They Came for the Neighbors: The Deportation of Lawfully Present Immigrants

Jessica Rios

Associate Editor

Loyola University Chicago School of Law, JD 2026

Andry José Hernández Romero was detained for suspected involvement with a notorious Venezuelan crime organization. The evidence? Two crown tattoos atop the words “Mom” and “Dad” on his wrists. A gay makeup artist, Romero fled his home country of Venezuela to escape persecution for his sexuality and political beliefs. Romero is only one of many non-citizens who, despite being lawfully present in the U.S., face unprecedented risk of deportation due to little more than superficial characteristics under Trump’s aggressive immigration tactics.

What is the Alien Enemies Act?

The Alien Enemies Act of 1798 is a wartime law that authorizes the president to detain or deport natives and citizens of an enemy nation. Originally intended to prevent foreign espionage and sabotage in wartime, there are only three instances where a president invoked the Act. The Act is most infamous for being used to detain Japanese Americans during World War II. The Trump administration has invoked the Alien Enemies Act of 1798 to further mass deportations. Trump’s directive accuses the Venezuelan Tren de Aragua gang of engaging in “mass illegal migration” and “perpetrating, attempting, and threatening an invasion” against the U.S. According to the proclamation, Venezuelan citizens as young as 14 may be deemed members of Tren de Aragua and thus deported.

Rolling back detention standards

The Trump administration has lowered the bar for removal of migrants who officials suspect of belonging to Tren de Aragua. According to court documents submitted on behalf of detained Venezuelan migrants, immigration officials have relied on a guide titled “Alien Enemy Validation Guide” to determine whether the individual belongs to Tren de Aragua. The guide reportedly provides a series of criteria such as being “dressed in high-end urban street wear” such as basketball jerseys from the Chicago Bulls, common tattoos, and social media posts showing symbols that officials claim are linked to Tren de Aragua to justify deportations.

In a similar vein, the Immigration and Naturalization Act of 1952 barred immigrants to the United States who advocated “the economic, international, and governmental doctrines of world communism.” Specifically, the Act states, “An alien whose presence or activities in the United States the Secretary of State has reasonable ground to believe would have potentially serious adverse foreign policy consequences for the United States is deportable.”
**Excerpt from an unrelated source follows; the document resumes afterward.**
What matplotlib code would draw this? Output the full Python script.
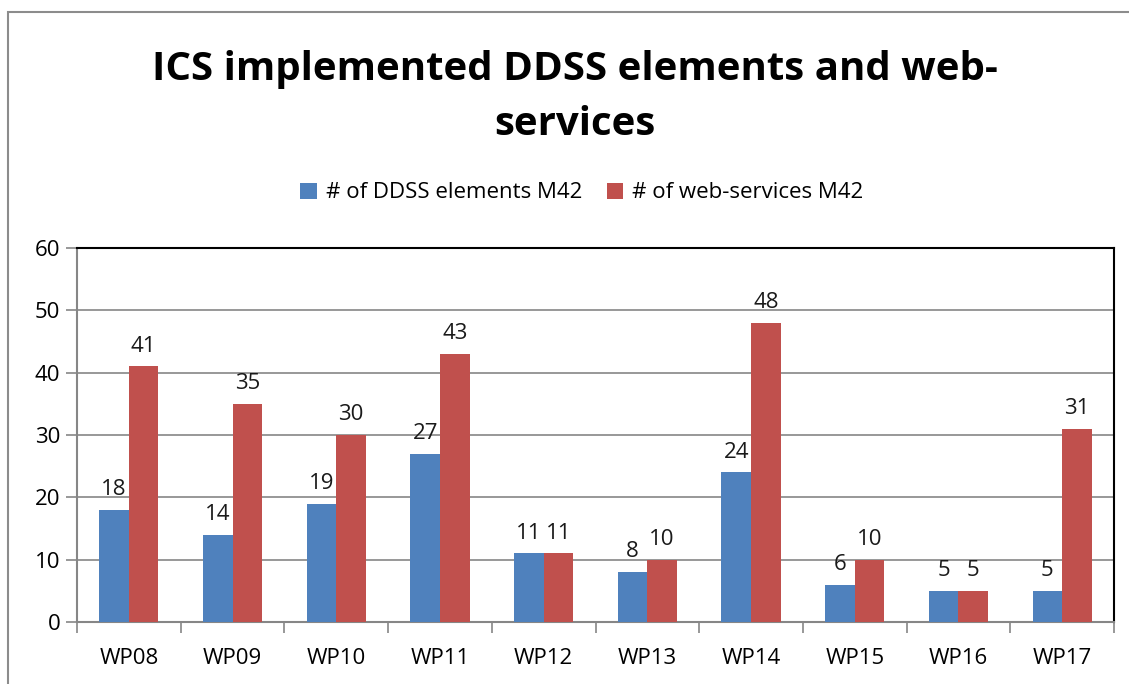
import matplotlib.pyplot as plt
import numpy as np
from matplotlib.patches import Rectangle

categories = ["WP08", "WP09", "WP10", "WP11", "WP12", "WP13", "WP14", "WP15", "WP16", "WP17"]
ddss_elements = [18, 14, 19, 27, 11, 8, 24, 6, 5, 5]
web_services = [41, 35, 30, 43, 11, 10, 48, 10, 5, 31]

BLUE = "#4F81BD"
RED = "#C0504D"
GRID = "#868686"

plt.rcParams["font.family"] = ["Open Sans", "DejaVu Sans"]

W, H = 1129, 684
fig = plt.figure(figsize=(W / 100, H / 100), dpi=100)

# chart-area border (left/top visible, right/bottom cropped off)
fig.patches.append(Rectangle((8 / W, -0.1), 1.2, 1 - 12 / H + 0.1, transform=fig.transFigure,
                             fill=False, edgecolor="#8c8c8c", linewidth=1.5))

ax = fig.add_axes([77 / W, 1 - 622 / H, (1114 - 77) / W, (622 - 248) / H])

x = np.arange(len(categories))
bw = 0.285
b1 = ax.bar(x - bw / 2, ddss_elements, bw, color=BLUE, label="# of DDSS elements M42", zorder=3)
b2 = ax.bar(x + bw / 2, web_services, bw, color=RED, label="# of web-services M42", zorder=3)

for bars in (b1, b2):
    for rect in bars:
        ax.annotate(f"{int(rect.get_height())}",
                    (rect.get_x() + rect.get_width() / 2, rect.get_height()),
                    xytext=(0, 7), textcoords="offset points", ha="center", va="bottom",
                    fontsize=16, color="#1a1a1a")

ax.set_xlim(-0.5, len(categories) - 0.5)
ax.set_ylim(0, 60)
ax.set_yticks(range(0, 61, 10))
ax.yaxis.grid(True, color=GRID, linewidth=1.2, zorder=0)
ax.set_axisbelow(True)

ax.set_xticks(x)
ax.set_xticklabels(categories)
ax.set_xticks(np.arange(-0.5, len(categories)), minor=True)
ax.tick_params(axis="x", which="major", length=0, pad=19, labelsize=16)
ax.tick_params(axis="x", which="minor", length=8, color=GRID, width=1.2, direction="out")
ax.tick_params(axis="y", length=8, color=GRID, width=1.2, labelsize=16, pad=4)

for side in ("left", "bottom"):
    ax.spines[side].set_color(GRID)
    ax.spines[side].set_linewidth(1.5)
for side in ("top", "right"):
    ax.spines[side].set_color("black")
    ax.spines[side].set_linewidth(1.5)

fig.text(575 / W, 1 - 97 / H, "ICS implemented DDSS elements and web-\nservices",
         ha="center", va="center", fontsize=29, fontweight="bold", linespacing=1.55)

fig.legend(handles=[b1, b2], loc="center", bbox_to_anchor=(582 / W, 1 - 193 / H),
           ncol=2, frameon=False, fontsize=16, handlelength=0.75, handleheight=0.75,
           columnspacing=1.1, handletextpad=0.4)

fig.savefig("out.png", dpi=100)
In a notice to appear document, Secretary of State Marco Rubio determined that Khalil’s presence or activities in the U.S. “would have serious adverse foreign policy consequences for the United States.” Much like the rhetoric used to justify its use, the Alien Enemies Act is outdated, xenophobic, and dangerous. Invoking Alien Enemies Act is little more than an unlawful means of evading domestic laws in peacetime.

Efforts to move forward

Various legal advocates have challenged the administration’s immigration practices, such as the National Immigrant Justice Center whose federal complaint calls for greater transparency in ICE operations. The complaint alleges that immigration agents violated the rights of 22 people during immigration enforcement arrests, including one U.S. citizen. Similarly, the American Civil Liberties Union, Democracy Forward, and the ACLU of the District of Columbia have taken legal action, arguing that Trump’s invocation of the wartime act during peacetime unlawfully sidesteps the limits of this wartime authority as well as the procedures and protections in immigration law.

Rather than wait for more loss, Congress should establish that such misuse of a wartime act is intolerable, and that the Neighbors Not Enemies Act offers a way forward. Adopting the Neighbors Not Enemies Act would repeal the Alien Enemies Act of 1798 in its entirety. Meaning, the President would no longer be able to apprehend and remove citizens of nations the U.S. has declared war against or nations that have threatened invasion against the U.S. The Alien Enemies Act is not the sole mechanism for the U.S. to defend itself against foreign actors as there are many other laws that serve the same ultimate function. Congress should repeal the archaic Alien Enemies Act by passing the Neighbors Not Enemies Act and demanding the administration withdraw its invocation. Litigation, however, is not enough. Relying on individual lawsuits to correct damage that has already been done leaves thousands of non-citizens and their communities at risk of unnecessary cruelty and deportation.

 

In Nava v. Dep’t of Homeland Sec., Chicago residents detained in ICE sweeps initiated a class action lawsuit regarding ICE’s arrest procedures, resulting in what is known as the “Nava settlement.” The settlement requires ICE to agents adhere to guidelines when making warrantless arrests during the course of detention and restricts warrantless arrests, including traffic stops, without probable cause for the stop. Under Nava, ICE agents would need probable cause to initiate a traffic stop, a higher standard than is required by traffic officers. It is unclear how much longer under the settlement will stand under the current administration’s anti-immigrant policies. Lowering detention standards is particularly concerning as the Trump administration has made it clear that collateral arrests are a strategic means of immigration enforcement in Chicago and other cities where local law enforcement declines to assist in migration arrests.